**Task description**
In this exercise, return the whole listing exactly, excluding any images.

**Information shown**
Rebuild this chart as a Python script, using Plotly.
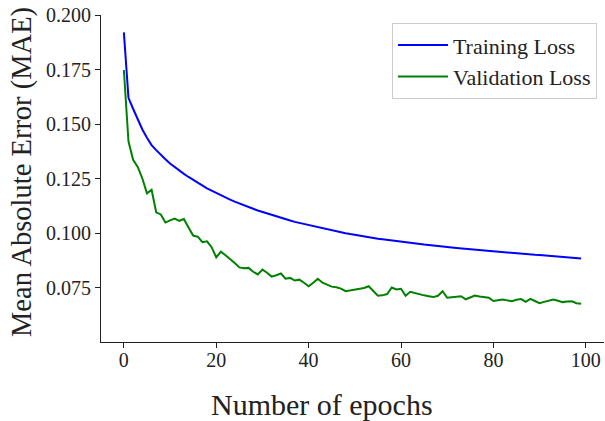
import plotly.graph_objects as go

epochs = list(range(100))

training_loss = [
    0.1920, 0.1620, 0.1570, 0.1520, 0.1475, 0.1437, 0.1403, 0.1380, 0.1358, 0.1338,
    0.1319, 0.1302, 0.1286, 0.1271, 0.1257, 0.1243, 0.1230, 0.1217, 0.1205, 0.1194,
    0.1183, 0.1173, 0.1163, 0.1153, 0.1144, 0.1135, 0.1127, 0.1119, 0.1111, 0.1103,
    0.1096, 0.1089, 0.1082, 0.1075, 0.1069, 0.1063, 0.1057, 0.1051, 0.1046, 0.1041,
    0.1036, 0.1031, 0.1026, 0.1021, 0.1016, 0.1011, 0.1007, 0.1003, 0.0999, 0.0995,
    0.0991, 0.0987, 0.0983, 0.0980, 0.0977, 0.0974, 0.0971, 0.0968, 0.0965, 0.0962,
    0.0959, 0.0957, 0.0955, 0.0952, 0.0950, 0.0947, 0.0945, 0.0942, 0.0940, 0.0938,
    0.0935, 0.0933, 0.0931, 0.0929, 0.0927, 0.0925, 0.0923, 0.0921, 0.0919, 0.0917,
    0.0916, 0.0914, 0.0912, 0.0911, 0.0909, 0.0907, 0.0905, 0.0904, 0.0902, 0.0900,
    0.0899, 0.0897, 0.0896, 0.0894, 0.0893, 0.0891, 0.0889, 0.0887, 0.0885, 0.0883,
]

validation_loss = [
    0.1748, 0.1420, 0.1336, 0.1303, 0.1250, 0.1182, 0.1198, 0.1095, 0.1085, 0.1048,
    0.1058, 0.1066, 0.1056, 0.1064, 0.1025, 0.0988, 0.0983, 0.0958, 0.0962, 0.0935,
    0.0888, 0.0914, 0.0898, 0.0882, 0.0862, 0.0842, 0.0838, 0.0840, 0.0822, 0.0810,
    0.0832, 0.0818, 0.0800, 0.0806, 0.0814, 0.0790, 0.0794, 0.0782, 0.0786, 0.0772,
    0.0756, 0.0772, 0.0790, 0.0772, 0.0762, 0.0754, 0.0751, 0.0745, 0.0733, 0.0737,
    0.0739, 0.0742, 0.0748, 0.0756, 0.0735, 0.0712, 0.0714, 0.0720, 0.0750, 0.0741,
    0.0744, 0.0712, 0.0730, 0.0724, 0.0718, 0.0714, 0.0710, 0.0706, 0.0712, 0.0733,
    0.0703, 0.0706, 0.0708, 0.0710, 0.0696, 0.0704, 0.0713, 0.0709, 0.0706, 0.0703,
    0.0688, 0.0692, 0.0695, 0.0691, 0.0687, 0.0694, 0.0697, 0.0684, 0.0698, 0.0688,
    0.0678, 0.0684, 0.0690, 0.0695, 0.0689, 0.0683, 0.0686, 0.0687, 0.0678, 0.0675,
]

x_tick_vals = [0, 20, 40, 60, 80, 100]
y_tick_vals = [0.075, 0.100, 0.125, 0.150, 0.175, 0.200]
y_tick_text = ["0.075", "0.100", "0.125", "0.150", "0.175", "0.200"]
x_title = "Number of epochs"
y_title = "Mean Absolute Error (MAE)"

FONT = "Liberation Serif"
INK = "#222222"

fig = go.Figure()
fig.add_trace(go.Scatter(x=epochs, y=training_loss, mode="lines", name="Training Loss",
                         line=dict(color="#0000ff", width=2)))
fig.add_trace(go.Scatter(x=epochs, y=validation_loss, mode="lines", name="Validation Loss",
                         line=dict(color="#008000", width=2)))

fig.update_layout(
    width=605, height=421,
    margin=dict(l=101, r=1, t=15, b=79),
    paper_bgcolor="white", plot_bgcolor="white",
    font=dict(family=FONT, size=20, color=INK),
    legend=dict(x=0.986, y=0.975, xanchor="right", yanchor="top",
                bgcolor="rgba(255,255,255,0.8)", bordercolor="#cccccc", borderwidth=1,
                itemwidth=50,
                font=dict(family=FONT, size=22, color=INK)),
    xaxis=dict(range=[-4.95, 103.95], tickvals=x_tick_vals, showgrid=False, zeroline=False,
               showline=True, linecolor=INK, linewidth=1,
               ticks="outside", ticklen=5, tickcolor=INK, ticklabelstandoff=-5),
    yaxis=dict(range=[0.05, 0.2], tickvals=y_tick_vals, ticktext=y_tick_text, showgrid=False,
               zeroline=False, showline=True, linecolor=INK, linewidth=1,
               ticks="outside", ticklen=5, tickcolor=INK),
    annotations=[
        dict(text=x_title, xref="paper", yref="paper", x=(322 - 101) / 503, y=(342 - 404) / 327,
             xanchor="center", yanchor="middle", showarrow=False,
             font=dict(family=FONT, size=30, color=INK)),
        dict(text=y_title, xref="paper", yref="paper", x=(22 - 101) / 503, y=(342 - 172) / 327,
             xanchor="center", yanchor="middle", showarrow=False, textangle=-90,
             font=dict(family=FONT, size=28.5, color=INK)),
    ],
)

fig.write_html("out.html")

**Written reply**
Rebuild this chart as a Python script, using Plotly.
import plotly.graph_objects as go

epochs = list(range(100))

training_loss = [
    0.1920, 0.1620, 0.1570, 0.1520, 0.1475, 0.1437, 0.1403, 0.1380, 0.1358, 0.1338,
    0.1319, 0.1302, 0.1286, 0.1271, 0.1257, 0.1243, 0.1230, 0.1217, 0.1205, 0.1194,
    0.1183, 0.1173, 0.1163, 0.1153, 0.1144, 0.1135, 0.1127, 0.1119, 0.1111, 0.1103,
    0.1096, 0.1089, 0.1082, 0.1075, 0.1069, 0.1063, 0.1057, 0.1051, 0.1046, 0.1041,
    0.1036, 0.1031, 0.1026, 0.1021, 0.1016, 0.1011, 0.1007, 0.1003, 0.0999, 0.0995,
    0.0991, 0.0987, 0.0983, 0.0980, 0.0977, 0.0974, 0.0971, 0.0968, 0.0965, 0.0962,
    0.0959, 0.0957, 0.0955, 0.0952, 0.0950, 0.0947, 0.0945, 0.0942, 0.0940, 0.0938,
    0.0935, 0.0933, 0.0931, 0.0929, 0.0927, 0.0925, 0.0923, 0.0921, 0.0919, 0.0917,
    0.0916, 0.0914, 0.0912, 0.0911, 0.0909, 0.0907, 0.0905, 0.0904, 0.0902, 0.0900,
    0.0899, 0.0897, 0.0896, 0.0894, 0.0893, 0.0891, 0.0889, 0.0887, 0.0885, 0.0883,
]

validation_loss = [
    0.1748, 0.1420, 0.1336, 0.1303, 0.1250, 0.1182, 0.1198, 0.1095, 0.1085, 0.1048,
    0.1058, 0.1066, 0.1056, 0.1064, 0.1025, 0.0988, 0.0983, 0.0958, 0.0962, 0.0935,
    0.0888, 0.0914, 0.0898, 0.0882, 0.0862, 0.0842, 0.0838, 0.0840, 0.0822, 0.0810,
    0.0832, 0.0818, 0.0800, 0.0806, 0.0814, 0.0790, 0.0794, 0.0782, 0.0786, 0.0772,
    0.0756, 0.0772, 0.0790, 0.0772, 0.0762, 0.0754, 0.0751, 0.0745, 0.0733, 0.0737,
    0.0739, 0.0742, 0.0748, 0.0756, 0.0735, 0.0712, 0.0714, 0.0720, 0.0750, 0.0741,
    0.0744, 0.0712, 0.0730, 0.0724, 0.0718, 0.0714, 0.0710, 0.0706, 0.0712, 0.0733,
    0.0703, 0.0706, 0.0708, 0.0710, 0.0696, 0.0704, 0.0713, 0.0709, 0.0706, 0.0703,
    0.0688, 0.0692, 0.0695, 0.0691, 0.0687, 0.0694, 0.0697, 0.0684, 0.0698, 0.0688,
    0.0678, 0.0684, 0.0690, 0.0695, 0.0689, 0.0683, 0.0686, 0.0687, 0.0678, 0.0675,
]

x_tick_vals = [0, 20, 40, 60, 80, 100]
y_tick_vals = [0.075, 0.100, 0.125, 0.150, 0.175, 0.200]
y_tick_text = ["0.075", "0.100", "0.125", "0.150", "0.175", "0.200"]
x_title = "Number of epochs"
y_title = "Mean Absolute Error (MAE)"

FONT = "Liberation Serif"
INK = "#222222"

fig = go.Figure()
fig.add_trace(go.Scatter(x=epochs, y=training_loss, mode="lines", name="Training Loss",
                         line=dict(color="#0000ff", width=2)))
fig.add_trace(go.Scatter(x=epochs, y=validation_loss, mode="lines", name="Validation Loss",
                         line=dict(color="#008000", width=2)))

fig.update_layout(
    width=605, height=421,
    margin=dict(l=101, r=1, t=15, b=79),
    paper_bgcolor="white", plot_bgcolor="white",
    font=dict(family=FONT, size=20, color=INK),
    legend=dict(x=0.986, y=0.975, xanchor="right", yanchor="top",
                bgcolor="rgba(255,255,255,0.8)", bordercolor="#cccccc", borderwidth=1,
                itemwidth=50,
                font=dict(family=FONT, size=22, color=INK)),
    xaxis=dict(range=[-4.95, 103.95], tickvals=x_tick_vals, showgrid=False, zeroline=False,
               showline=True, linecolor=INK, linewidth=1,
               ticks="outside", ticklen=5, tickcolor=INK, ticklabelstandoff=-5),
    yaxis=dict(range=[0.05, 0.2], tickvals=y_tick_vals, ticktext=y_tick_text, showgrid=False,
               zeroline=False, showline=True, linecolor=INK, linewidth=1,
               ticks="outside", ticklen=5, tickcolor=INK),
    annotations=[
        dict(text=x_title, xref="paper", yref="paper", x=(322 - 101) / 503, y=(342 - 404) / 327,
             xanchor="center", yanchor="middle", showarrow=False,
             font=dict(family=FONT, size=30, color=INK)),
        dict(text=y_title, xref="paper", yref="paper", x=(22 - 101) / 503, y=(342 - 172) / 327,
             xanchor="center", yanchor="middle", showarrow=False, textangle=-90,
             font=dict(family=FONT, size=28.5, color=INK)),
    ],
)

fig.write_html("out.html")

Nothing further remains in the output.